La réalité virtuelle pour préparer le post-opératoire Prévention
L’Assistance publique-Hôpitaux de Marseille va lancer une expérimentation : les patients en attente de greffe pulmonaire bénéficieront d’une préparation psychologique pour limiter l’angoisse
La greffe de poumon est une opération lourde mais vitale pour les quelque 400 malades qui en bénéficient chaque année en France. A l’Assistance publique-hôpitaux de Marseille (APHM), une cinquantaine de personnes retrouvent ainsi un nouveau souffle tous les ans. Sauf que le réveil en salle de réanimation apparaît toujours très violent. Il faut imaginer qu’un patient nouvellement greffé du poumon reprend ses esprits au bout de 24 heures à plusieurs jours, dans un environnement médical très anxiogène. Il est dans un box, intubé, encore relié au ventilateur et avec des drains un peu partout. A cela s’ajoute les bruits des alarmes, les soignants qui parfois se précipitent au chevet de quelqu’un d’autre… De quoi susciter beaucoup d’inquiétude.

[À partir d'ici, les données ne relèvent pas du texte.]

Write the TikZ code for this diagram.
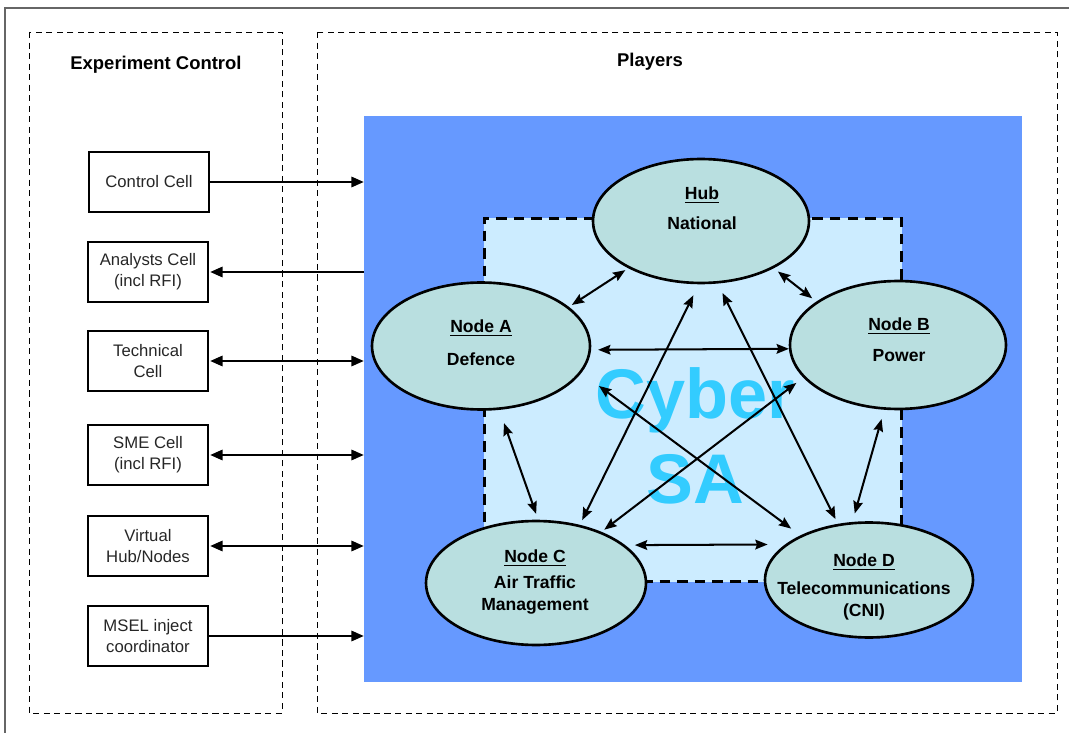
\documentclass[tikz,border=0pt]{standalone}
\usepackage{fontspec}
\setmainfont{Liberation Sans}
\usepackage{tikz}
\usetikzlibrary{arrows.meta}
\usetikzlibrary{shapes.geometric}
\usetikzlibrary{positioning}

\definecolor{areablue}{RGB}{102,153,255}
\definecolor{zonecyan}{RGB}{204,236,255}
\definecolor{sitefill}{RGB}{185,223,224}
\definecolor{cybertext}{RGB}{51,204,255}

\tikzset{
  cell/.style={draw, line width=0.6pt, minimum width=2.4cm, minimum height=1.2cm, inner sep=1pt,
    align=center, text=black!85, font=\fontsize{9.5}{12}\selectfont},
  site/.style={ellipse, draw, line width=1.5pt, fill=sitefill, inner sep=0pt},
  sitetext/.style={align=center, font=\fontsize{10}{12.5}\selectfont\bfseries},
  heading/.style={font=\fontsize{10.5}{12}\selectfont\bfseries},
  feed/.style={line width=0.8pt, -{Triangle[length=7pt,width=6pt]}},
  twoway/.style={line width=0.8pt, {Triangle[length=7pt,width=6pt]}-{Triangle[length=7pt,width=6pt]}},
  link/.style={line width=1.15pt, {Stealth[length=7pt,width=5.5pt,inset=1pt]}-{Stealth[length=7pt,width=5.5pt,inset=1pt]}},
  groupbox/.style={line width=0.5pt, dash pattern=on 3.5pt off 2.5pt}
}

\begin{document}
\begin{tikzpicture}[x=0.02cm, y=-0.02cm]
\useasboundingbox (0,0) rectangle (1069,733);

% frame and groups
\draw[black!60, line width=1.1pt] (5,733) -- (5,8) -- (1069,8);
\draw[groupbox] (29,32) rectangle (282,713);
\draw[groupbox] (317,32) rectangle (1057,713);
\node[heading] (ectitle) at (156,65) {Experiment Control};
\node[heading] (pltitle) at (650,62) {Players};

% players area
\node[fill=areablue, inner sep=0pt, minimum width=13.16cm, minimum height=11.32cm] (sa) at (693,399) {};
\node[fill=zonecyan, draw, line width=1.7pt, dash pattern=on 6pt off 4pt, inner sep=0pt,
  minimum width=8.36cm, minimum height=7.28cm] (zone) at (693,400) {};
\node[text=cybertext, align=center, font=\fontsize{40}{48}\selectfont\bfseries] (cyber) at (695,436) {Cyber\\SA};

% sites
\node[site, minimum width=4.32cm, minimum height=2.48cm] (hub) at (701,221) {};
\node[site, minimum width=4.36cm, minimum height=2.54cm] (nodeA) at (481,346) {};
\node[site, minimum width=4.32cm, minimum height=2.56cm] (nodeB) at (898,345) {};
\node[site, minimum width=4.40cm, minimum height=2.48cm] (nodeC) at (536,583) {};
\node[site, minimum width=4.16cm, minimum height=2.30cm] (nodeD) at (869,580) {};

\node[sitetext] (hubtext) at (702,208) {\underline{Hub}\\[4.5pt]National};
\node[sitetext] (atext) at (481,343) {\underline{Node A}\\[6.5pt]Defence};
\node[sitetext] (btext) at (899,340) {\underline{Node B}\\[5pt]Power};
\node[sitetext] (ctext) at (535,582) {\underline{Node C}\\[2.5pt]Air Traffic\\Management};
\node[sitetext] (dtext) at (864,587) {\underline{Node D}\\[3.5pt]Telecommunications\\(CNI)};

% links between sites
\draw[link, shorten <=2pt, shorten >=2pt] (hub.213) -- (nodeA.24);
\draw[link, shorten <=3pt, shorten >=3pt] (hub.327) -- (nodeB.152);
\draw[link, shorten <=4pt, shorten >=0pt] (nodeA.358) -- (nodeB.182);
\draw[link, shorten <=8pt, shorten >=3.5pt] (nodeA.286) -- (nodeC.88);
\draw[link, shorten <=5.5pt, shorten >=5pt] (nodeB.258) -- (nodeD.106);
\draw[link, shorten <=5.5pt, shorten >=10pt] (nodeC.23) -- (nodeD.157);
\draw[link, shorten <=7pt, shorten >=3pt] (hub.268) -- (nodeC.53);
\draw[link, shorten <=6pt, shorten >=3pt] (hub.285) -- (nodeD.119);
\draw[link, shorten <=12.5pt, shorten >=6.5pt] (nodeA.345) -- (nodeD.147);
\draw[link, shorten <=5pt, shorten >=2pt] (nodeB.199) -- (nodeC.38);

% control cells
\node[cell] (ctrl) at (149,182) {Control Cell};
\node[cell] (analysts) at (148,272) {Analysts Cell\\(incl RFI)};
\node[cell] (tech) at (148,361) {Technical\\Cell};
\node[cell] (sme) at (148,455) {SME Cell\\(incl RFI)};
\node[cell] (virtual) at (148,546) {Virtual\\Hub/Nodes};
\node[cell] (msel) at (148,636) {MSEL inject\\coordinator};

\draw[feed] (ctrl.east) -- (ctrl.east -| sa.west);
\draw[feed, shorten >=1pt] (analysts.east -| sa.west) -- (analysts.east);
\draw[twoway, shorten <=1pt] (tech.east) -- (tech.east -| sa.west);
\draw[twoway, shorten <=1pt] (sme.east) -- (sme.east -| sa.west);
\draw[twoway, shorten <=1pt] (virtual.east) -- (virtual.east -| sa.west);
\draw[feed] (msel.east) -- (msel.east -| sa.west);

\end{tikzpicture}
\end{document}
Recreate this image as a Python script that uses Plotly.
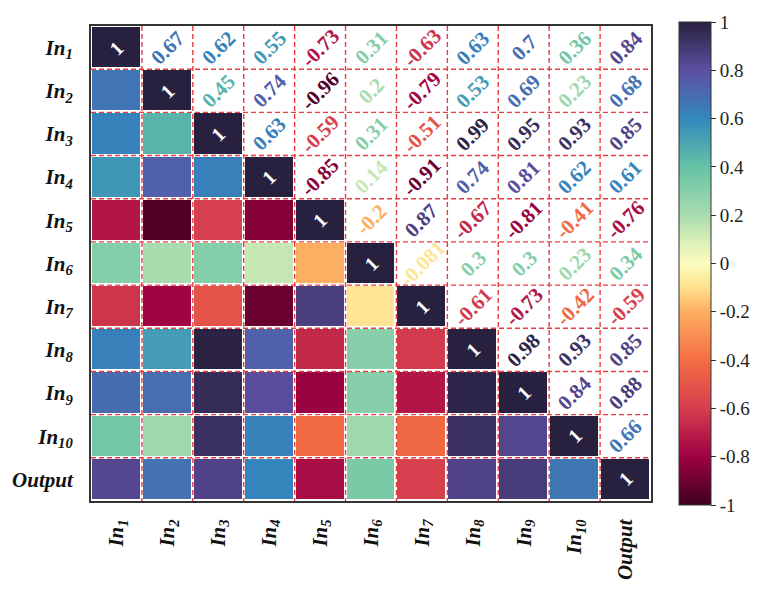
import plotly.graph_objects as go
from plotly.colors import sample_colorscale

# Variable names (rendered with subscripts)
names = ["In1", "In2", "In3", "In4", "In5", "In6", "In7", "In8", "In9", "In10", "Output"]
tick_labels = ["In<sub>1</sub>", "In<sub>2</sub>", "In<sub>3</sub>", "In<sub>4</sub>",
               "In<sub>5</sub>", "In<sub>6</sub>", "In<sub>7</sub>", "In<sub>8</sub>",
               "In<sub>9</sub>", "In<sub>10</sub>", "Output"]

# Upper-triangle Pearson coefficients, row by row (diagonal included)
r_in1 = [1, 0.67, 0.62, 0.55, -0.73, 0.31, -0.63, 0.63, 0.7, 0.36, 0.84]
r_in2 = [1, 0.45, 0.74, -0.96, 0.2, -0.79, 0.53, 0.69, 0.23, 0.68]
r_in3 = [1, 0.63, -0.59, 0.31, -0.51, 0.99, 0.95, 0.93, 0.85]
r_in4 = [1, -0.85, 0.14, -0.91, 0.74, 0.81, 0.62, 0.61]
r_in5 = [1, -0.2, 0.87, -0.67, -0.81, -0.41, -0.76]
r_in6 = [1, -0.081, 0.3, 0.3, 0.23, 0.34]
r_in7 = [1, -0.61, -0.73, -0.42, -0.59]
r_in8 = [1, 0.98, 0.93, 0.85]
r_in9 = [1, 0.84, 0.88]
r_in10 = [1, 0.66]
r_out = [1]
upper = [r_in1, r_in2, r_in3, r_in4, r_in5, r_in6, r_in7, r_in8, r_in9, r_in10, r_out]

n = len(names)
corr = [[0.0] * n for _ in range(n)]
for i, row in enumerate(upper):
    for k, v in enumerate(row):
        j = i + k
        corr[i][j] = v
        corr[j][i] = v

# Spectral-like scale with darkened ends
colorscale = [
    [0.00, "#3f0020"],
    [0.10, "#9e0142"],
    [0.20, "#d53e4f"],
    [0.30, "#f46d43"],
    [0.40, "#fdae61"],
    [0.45, "#fee08b"],
    [0.50, "#fcfcc0"],
    [0.55, "#d8eeb6"],
    [0.60, "#a8dcae"],
    [0.70, "#66c2a5"],
    [0.80, "#3288bd"],
    [0.90, "#5e4fa2"],
    [1.00, "#28203f"],
]

# Lower triangle (with diagonal) drawn as coloured tiles
z_lower = [[corr[i][j] if j <= i else None for j in range(n)] for i in range(n)]

serif = "Liberation Serif, Times New Roman, serif"

fig = go.Figure()
fig.add_trace(go.Heatmap(
    z=z_lower,
    x=list(range(n)),
    y=list(range(n)),
    zmin=-1, zmax=1,
    colorscale=colorscale,
    xgap=3, ygap=3,
    hoverongaps=False,
    colorbar=dict(
        x=1.032, xanchor="left", xref="paper",
        y=0.5, yanchor="middle",
        len=503, lenmode="pixels",
        thickness=32, thicknessmode="pixels",
        outlinecolor="#333333", outlinewidth=1,
        ticks="outside", ticklen=5, tickcolor="#333333",
        tickvals=[1, 0.8, 0.6, 0.4, 0.2, 0, -0.2, -0.4, -0.6, -0.8, -1],
        ticktext=["1", "0.8", "0.6", "0.4", "0.2", "0", "-0.2", "-0.4", "-0.6", "-0.8", "-1"],
        tickfont=dict(family=serif, size=19, color="#222222"),
    ),
))

# Coefficient labels: upper triangle coloured by value, diagonal in white
annotations = []
for i in range(n):
    for j in range(i, n):
        v = corr[i][j]
        if i == j:
            color = "white"
            size = 20
        else:
            color = sample_colorscale(colorscale, [(v + 1) / 2])[0]
            size = 21
        annotations.append(dict(
            x=j, y=i, xref="x", yref="y",
            text=f"<b>{v:g}</b>",
            showarrow=False, textangle=-45,
            font=dict(family=serif, size=size, color=color),
        ))

# Dashed red grid between cells
shapes = []
for k in range(1, n):
    b = k - 0.5
    shapes.append(dict(type="line", xref="x", yref="y", x0=b, x1=b, y0=-0.5, y1=n - 0.5,
                       line=dict(color="#ee3b40", width=1.4, dash="5px,3px"), layer="above"))
    shapes.append(dict(type="line", xref="x", yref="y", x0=-0.5, x1=n - 0.5, y0=b, y1=b,
                       line=dict(color="#ee3b40", width=1.4, dash="5px,3px"), layer="above"))

axis_font = dict(family=serif, size=21, color="#111111", weight="bold", style="italic")

fig.update_layout(
    width=773, height=592,
    margin=dict(l=86, r=98, t=13, b=76),
    paper_bgcolor="white", plot_bgcolor="white",
    annotations=annotations,
    shapes=shapes,
    xaxis=dict(
        tickmode="array", tickvals=list(range(n)), ticktext=tick_labels,
        tickangle=-90, tickfont=axis_font, ticks="", ticklabelstandoff=8,
        range=[-0.5, n - 0.5], showgrid=False, zeroline=False,
        showline=True, mirror=True, linecolor="#333333", linewidth=2,
    ),
    yaxis=dict(
        tickmode="array", tickvals=list(range(n)), ticktext=tick_labels,
        tickfont=axis_font, ticks="", ticklabelstandoff=12,
        range=[n - 0.5, -0.5], showgrid=False, zeroline=False,
        showline=True, mirror=True, linecolor="#333333", linewidth=2,
    ),
)

fig.write_html("out.html")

« Pour nous, l’anxiété voire la dépression qui peut s’emparer des patients est délétère : ils n’ont plus la force de se battre, de ce fait ils récupèrent moins vite. Nous savons qu’ils ne sont pas assez préparés à ce qu’ils vont vivre en post-opératoire », raconte, lucide, le Dr Benjamin Coiffard, pneumologue à l’APHM. Pour améliorer la préparation, le médecin a travaillé de concert avec le Dr François Maltese, psychologue du service, sur un projet de réalité virtuelle. « Pour l’instant, on ne se sert de cette technologie qu’en traitement curatif d’un trouble psychologique déjà présent. Or notre objectif était de travailler en amont, pour éviter qu’ils ne développent un traumatisme psychologique », commente le médecin. Les professionnels de santé ont développé avec C2Care – une société toulonnaise spécialisée dans le développement de logiciels thérapeutiques en réalité virtuelle – un programme qui sera prochainement lancé en phase de test. Si les résultats sont probants, la technologie pourrait être proposée à tous les patients bénéficiant d’une chirurgie programmée avec réveil en salle de réanimation.
Thérapie de l’habituation
Concrètement, un patient dont l’état de santé justifie une greffe de poumon, se verra proposer, au cours du bilan préalable à l’inscription sur la liste des personnes en attente de greffe, de bénéficier de séances de réalité virtuelle. « C’est ce qu’on appelle la thérapie de l’habituation : on plonge le patient dans l’univers de la salle de réanimation pour qu’il sache globalement à quoi s’attendre », explique le Dr Coiffard.
Le malade va ainsi suivre trois séances de 45 minutes, pour trois scénarios progressifs. D’abord, il sera « spectateur ». Il visitera les locaux de la réanimation, le box dans lequel il se réveillera. Il verra l’équipe soignante (les médecins, les infirmiers, etc.) qui se présentera et expliquera son rôle. Lors de la deuxième étape, il sera cette fois-ci allongé sur le lit tel qu’il sera à l’issue de l’opération. Il sera donc intubé et relié au ventilateur, aux capteurs avec le bruit du monitoring. Il va ainsi comprendre dans quelle situation et dans quel environnement il se trouvera au réveil. Il saura ce que sont les instruments et à quoi ils servent, comment les soins vont se dérouler mais aussi les séances de kiné, etc. Enfin, dernière séance, la plus réaliste et la plus impressionnante. Il sera encore dans la position du nouveau greffé mais avec en plus, l’environnement stressant que peut représenter la réanimation. Des alarmes vont retentir comme dans la réalité. Car même si elles ne signalent pas nécessairement un danger vital, elles peuvent être impressionnantes.
Basé sur les retours d’expérience
« Pour concevoir les scénarios, nous nous sommes basés sur ce que nous ont rapporté les patients greffés et sur la manière dont ils avaient vécu la période postopératoire en réanimation. Ils ont cité tout ce qui avait été source de stress pour eux. Par exemple, ils expliquent s’être sentis seuls dans le box, alors qu’ils étaient très surveillés mais ne s’en rendaient pas compte », confie le Dr Coiffard. Cette expérience d’anticipation des répercussions psychologiques basée sur la réalité virtuelle est très attendue. Si les résultats sont positifs, cela permettrait d’apporter un service inestimable aux malades avec des répercussions bénéfiques sur le plan médical. Car un patient confiant est un patient qui récupère mieux.